= What is needed =
Restate the material word for word and leave out anything that is a picture.

= Data lines =
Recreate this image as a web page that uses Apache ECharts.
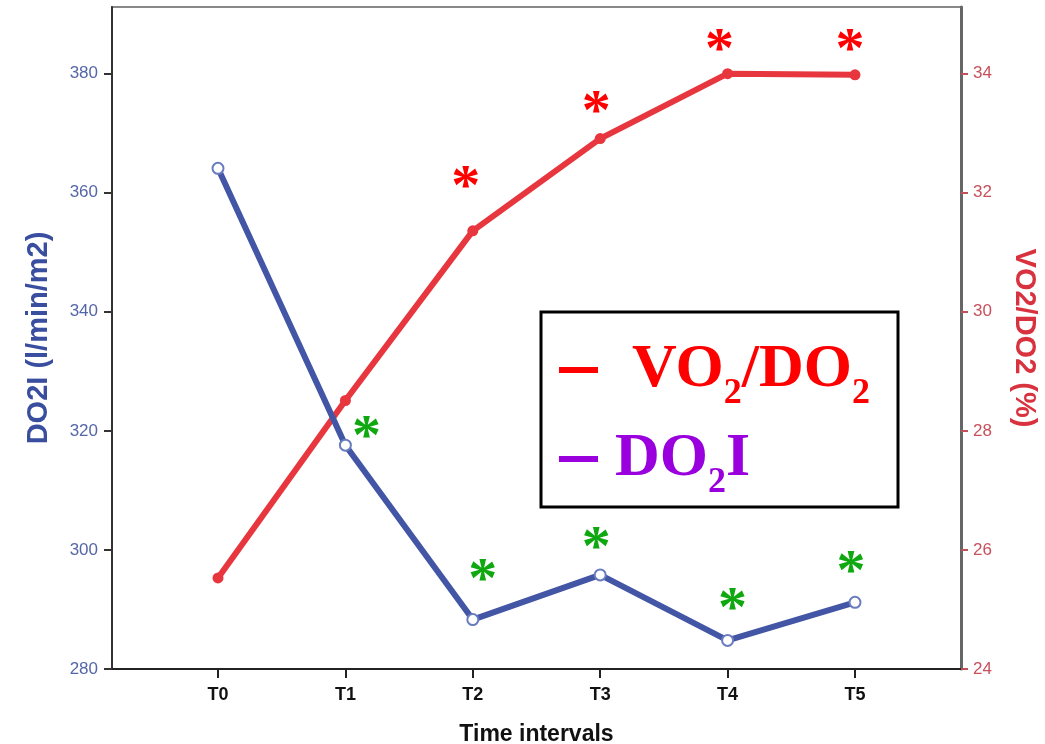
<!DOCTYPE html>
<html>
<head>
<meta charset="utf-8">
<script src="https://cdn.jsdelivr.net/npm/echarts@6/dist/echarts.min.js"></script>
<style>
  html, body { margin: 0; padding: 0; background: #fff; }
  #chart { width: 1045px; height: 744px; }
</style>
</head>
<body>
<div id="chart"></div>
<script>
// data
var timePoints = ['T0', 'T1', 'T2', 'T3', 'T4', 'T5'];
var do2i = [364.1, 317.6, 288.3, 295.8, 284.8, 291.2];     // left axis
var vo2do2 = [25.53, 28.51, 31.36, 32.91, 34.0, 33.98];    // right axis
var do2iSig = [false, true, true, true, true, true];
var vo2do2Sig = [false, false, true, true, true, true];
var leftTicks = [280, 300, 320, 340, 360, 380];
var rightTicks = [24, 26, 28, 30, 32, 34];

// where each asterisk sits relative to its point (px)
var greenOffsets = [[0, 0], [21, -6], [10, -38], [-4, -25], [5, -29], [-4, -28]];
var redOffsets = [[0, 0], [0, 0], [-7, -42], [-4, -25], [-8, -22], [-5, -23]];

function buildData(values, sig, offsets, color) {
  return values.map(function (v, i) {
    return {
      value: [i, v],
      label: {
        show: sig[i],
        formatter: '*',
        position: 'inside',
        offset: offsets[i],
        color: color,
        fontFamily: 'Liberation Serif',
        fontWeight: 'bold',
        fontSize: 58
      }
    };
  });
}

var bigFont = { fontFamily: 'Liberation Serif', fontWeight: 'bold', fontSize: 62, lineHeight: 62 };
var subFont = { fontFamily: 'Liberation Serif', fontWeight: 'bold', fontSize: 36, lineHeight: 12, verticalAlign: 'top', padding: [37, 0, 0, 0] };

var myChart = echarts.init(document.getElementById('chart'));
myChart.setOption({
  animation: false,
  backgroundColor: '#fff',
  grid: {
    left: 112, right: 84, top: 7, bottom: 75,
    outerBoundsMode: 'none',
    show: true, borderColor: '#888', borderWidth: 2
  },
  legend: {
    orient: 'vertical',
    left: 559,
    top: 339,
    padding: 0,
    itemGap: 16,
    itemWidth: 39,
    itemHeight: 6,
    selectedMode: false,
    z: 20,
    data: [
      { name: 'VO2/DO2', icon: 'rect', itemStyle: { color: '#ff0000' } },
      { name: 'DO2I', icon: 'rect', itemStyle: { color: '#9900dd' } }
    ],
    formatter: function (name) {
      if (name === 'VO2/DO2') {
        return '{g1|}{r|VO}{rs|2}{r|/DO}{rs|2}';
      }
      return '{g2|}{p|DO}{ps|2}{p|I}';
    },
    textStyle: {
      rich: {
        g1: { width: 29, height: 10 },
        g2: { width: 12, height: 10 },
        r: Object.assign({ color: '#ff0000' }, bigFont),
        rs: Object.assign({ color: '#ff0000' }, subFont),
        p: Object.assign({ color: '#9900dd' }, bigFont),
        ps: Object.assign({ color: '#9900dd' }, subFont)
      }
    }
  },
  graphic: [
    {
      type: 'rect',
      shape: { x: 541, y: 312, width: 357, height: 195 },
      style: { fill: '#fff', stroke: '#000', lineWidth: 3 },
      z: 5
    }
  ],
  xAxis: {
    type: 'value',
    min: -0.832,
    max: 5.832,
    name: 'Time intervals',
    nameLocation: 'middle',
    nameGap: 54,
    nameTextStyle: { color: '#111', fontFamily: 'Liberation Sans', fontWeight: 'bold', fontSize: 23 },
    splitLine: { show: false },
    axisLine: { onZero: false, lineStyle: { color: '#222', width: 2 } },
    axisTick: { customValues: [0, 1, 2, 3, 4, 5], length: 9, lineStyle: { color: '#222', width: 2 } },
    axisLabel: {
      customValues: [0, 1, 2, 3, 4, 5],
      formatter: function (v) { return timePoints[Math.round(v)]; },
      margin: 17,
      color: '#111',
      fontFamily: 'Liberation Sans',
      fontWeight: 'bold',
      fontSize: 18
    }
  },
  yAxis: [
    {
      type: 'value',
      position: 'left',
      min: 280,
      max: 391.2,
      name: 'DO2I (l/min/m2)',
      nameLocation: 'middle',
      nameGap: 59,
      nameTextStyle: { color: '#3a4ea0', fontFamily: 'Liberation Sans', fontWeight: 'bold', fontSize: 29 },
      splitLine: { show: false },
      axisLine: { show: true, onZero: false, lineStyle: { color: '#333', width: 2 } },
      axisTick: { show: true, customValues: leftTicks, length: 8, lineStyle: { color: '#333', width: 2 } },
      axisLabel: { customValues: leftTicks, margin: 14, color: '#5566a8', fontFamily: 'Liberation Sans', fontSize: 17 }
    },
    {
      type: 'value',
      position: 'right',
      min: 24,
      max: 35.12,
      name: 'VO2/DO2 (%)',
      nameLocation: 'middle',
      nameRotate: -90,
      nameGap: 48,
      nameTextStyle: { color: '#d8323e', fontFamily: 'Liberation Sans', fontWeight: 'bold', fontSize: 29 },
      splitLine: { show: false },
      axisLine: { show: true, onZero: false, lineStyle: { color: '#666', width: 3 } },
      axisTick: { show: true, customValues: rightTicks, length: 7, lineStyle: { color: '#c0505a', width: 2 } },
      axisLabel: { customValues: rightTicks, margin: 12, color: '#c8505c', fontFamily: 'Liberation Sans', fontSize: 17 }
    }
  ],
  series: [
    {
      name: 'VO2/DO2',
      type: 'line',
      yAxisIndex: 1,
      data: buildData(vo2do2, vo2do2Sig, redOffsets, '#ff0000'),
      symbol: 'circle',
      symbolSize: 11,
      lineStyle: { color: '#e8363f', width: 6 },
      itemStyle: { color: '#e8363f' },
      z: 3
    },
    {
      name: 'DO2I',
      type: 'line',
      yAxisIndex: 0,
      data: buildData(do2i, do2iSig, greenOffsets, '#10a810'),
      symbol: 'emptyCircle',
      symbolSize: 11,
      lineStyle: { color: '#4356a6', width: 6 },
      itemStyle: { color: '#6a7cc0', borderWidth: 1.5 },
      z: 4
    }
  ]
});
</script>
</body>
</html>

= Output for this task =
Recreate this image as a web page that uses Apache ECharts.
<!DOCTYPE html>
<html>
<head>
<meta charset="utf-8">
<script src="https://cdn.jsdelivr.net/npm/echarts@6/dist/echarts.min.js"></script>
<style>
  html, body { margin: 0; padding: 0; background: #fff; }
  #chart { width: 1045px; height: 744px; }
</style>
</head>
<body>
<div id="chart"></div>
<script>
// data
var timePoints = ['T0', 'T1', 'T2', 'T3', 'T4', 'T5'];
var do2i = [364.1, 317.6, 288.3, 295.8, 284.8, 291.2];     // left axis
var vo2do2 = [25.53, 28.51, 31.36, 32.91, 34.0, 33.98];    // right axis
var do2iSig = [false, true, true, true, true, true];
var vo2do2Sig = [false, false, true, true, true, true];
var leftTicks = [280, 300, 320, 340, 360, 380];
var rightTicks = [24, 26, 28, 30, 32, 34];

// where each asterisk sits relative to its point (px)
var greenOffsets = [[0, 0], [21, -6], [10, -38], [-4, -25], [5, -29], [-4, -28]];
var redOffsets = [[0, 0], [0, 0], [-7, -42], [-4, -25], [-8, -22], [-5, -23]];

function buildData(values, sig, offsets, color) {
  return values.map(function (v, i) {
    return {
      value: [i, v],
      label: {
        show: sig[i],
        formatter: '*',
        position: 'inside',
        offset: offsets[i],
        color: color,
        fontFamily: 'Liberation Serif',
        fontWeight: 'bold',
        fontSize: 58
      }
    };
  });
}

var bigFont = { fontFamily: 'Liberation Serif', fontWeight: 'bold', fontSize: 62, lineHeight: 62 };
var subFont = { fontFamily: 'Liberation Serif', fontWeight: 'bold', fontSize: 36, lineHeight: 12, verticalAlign: 'top', padding: [37, 0, 0, 0] };

var myChart = echarts.init(document.getElementById('chart'));
myChart.setOption({
  animation: false,
  backgroundColor: '#fff',
  grid: {
    left: 112, right: 84, top: 7, bottom: 75,
    outerBoundsMode: 'none',
    show: true, borderColor: '#888', borderWidth: 2
  },
  legend: {
    orient: 'vertical',
    left: 559,
    top: 339,
    padding: 0,
    itemGap: 16,
    itemWidth: 39,
    itemHeight: 6,
    selectedMode: false,
    z: 20,
    data: [
      { name: 'VO2/DO2', icon: 'rect', itemStyle: { color: '#ff0000' } },
      { name: 'DO2I', icon: 'rect', itemStyle: { color: '#9900dd' } }
    ],
    formatter: function (name) {
      if (name === 'VO2/DO2') {
        return '{g1|}{r|VO}{rs|2}{r|/DO}{rs|2}';
      }
      return '{g2|}{p|DO}{ps|2}{p|I}';
    },
    textStyle: {
      rich: {
        g1: { width: 29, height: 10 },
        g2: { width: 12, height: 10 },
        r: Object.assign({ color: '#ff0000' }, bigFont),
        rs: Object.assign({ color: '#ff0000' }, subFont),
        p: Object.assign({ color: '#9900dd' }, bigFont),
        ps: Object.assign({ color: '#9900dd' }, subFont)
      }
    }
  },
  graphic: [
    {
      type: 'rect',
      shape: { x: 541, y: 312, width: 357, height: 195 },
      style: { fill: '#fff', stroke: '#000', lineWidth: 3 },
      z: 5
    }
  ],
  xAxis: {
    type: 'value',
    min: -0.832,
    max: 5.832,
    name: 'Time intervals',
    nameLocation: 'middle',
    nameGap: 54,
    nameTextStyle: { color: '#111', fontFamily: 'Liberation Sans', fontWeight: 'bold', fontSize: 23 },
    splitLine: { show: false },
    axisLine: { onZero: false, lineStyle: { color: '#222', width: 2 } },
    axisTick: { customValues: [0, 1, 2, 3, 4, 5], length: 9, lineStyle: { color: '#222', width: 2 } },
    axisLabel: {
      customValues: [0, 1, 2, 3, 4, 5],
      formatter: function (v) { return timePoints[Math.round(v)]; },
      margin: 17,
      color: '#111',
      fontFamily: 'Liberation Sans',
      fontWeight: 'bold',
      fontSize: 18
    }
  },
  yAxis: [
    {
      type: 'value',
      position: 'left',
      min: 280,
      max: 391.2,
      name: 'DO2I (l/min/m2)',
      nameLocation: 'middle',
      nameGap: 59,
      nameTextStyle: { color: '#3a4ea0', fontFamily: 'Liberation Sans', fontWeight: 'bold', fontSize: 29 },
      splitLine: { show: false },
      axisLine: { show: true, onZero: false, lineStyle: { color: '#333', width: 2 } },
      axisTick: { show: true, customValues: leftTicks, length: 8, lineStyle: { color: '#333', width: 2 } },
      axisLabel: { customValues: leftTicks, margin: 14, color: '#5566a8', fontFamily: 'Liberation Sans', fontSize: 17 }
    },
    {
      type: 'value',
      position: 'right',
      min: 24,
      max: 35.12,
      name: 'VO2/DO2 (%)',
      nameLocation: 'middle',
      nameRotate: -90,
      nameGap: 48,
      nameTextStyle: { color: '#d8323e', fontFamily: 'Liberation Sans', fontWeight: 'bold', fontSize: 29 },
      splitLine: { show: false },
      axisLine: { show: true, onZero: false, lineStyle: { color: '#666', width: 3 } },
      axisTick: { show: true, customValues: rightTicks, length: 7, lineStyle: { color: '#c0505a', width: 2 } },
      axisLabel: { customValues: rightTicks, margin: 12, color: '#c8505c', fontFamily: 'Liberation Sans', fontSize: 17 }
    }
  ],
  series: [
    {
      name: 'VO2/DO2',
      type: 'line',
      yAxisIndex: 1,
      data: buildData(vo2do2, vo2do2Sig, redOffsets, '#ff0000'),
      symbol: 'circle',
      symbolSize: 11,
      lineStyle: { color: '#e8363f', width: 6 },
      itemStyle: { color: '#e8363f' },
      z: 3
    },
    {
      name: 'DO2I',
      type: 'line',
      yAxisIndex: 0,
      data: buildData(do2i, do2iSig, greenOffsets, '#10a810'),
      symbol: 'emptyCircle',
      symbolSize: 11,
      lineStyle: { color: '#4356a6', width: 6 },
      itemStyle: { color: '#6a7cc0', borderWidth: 1.5 },
      z: 4
    }
  ]
});
</script>
</body>
</html>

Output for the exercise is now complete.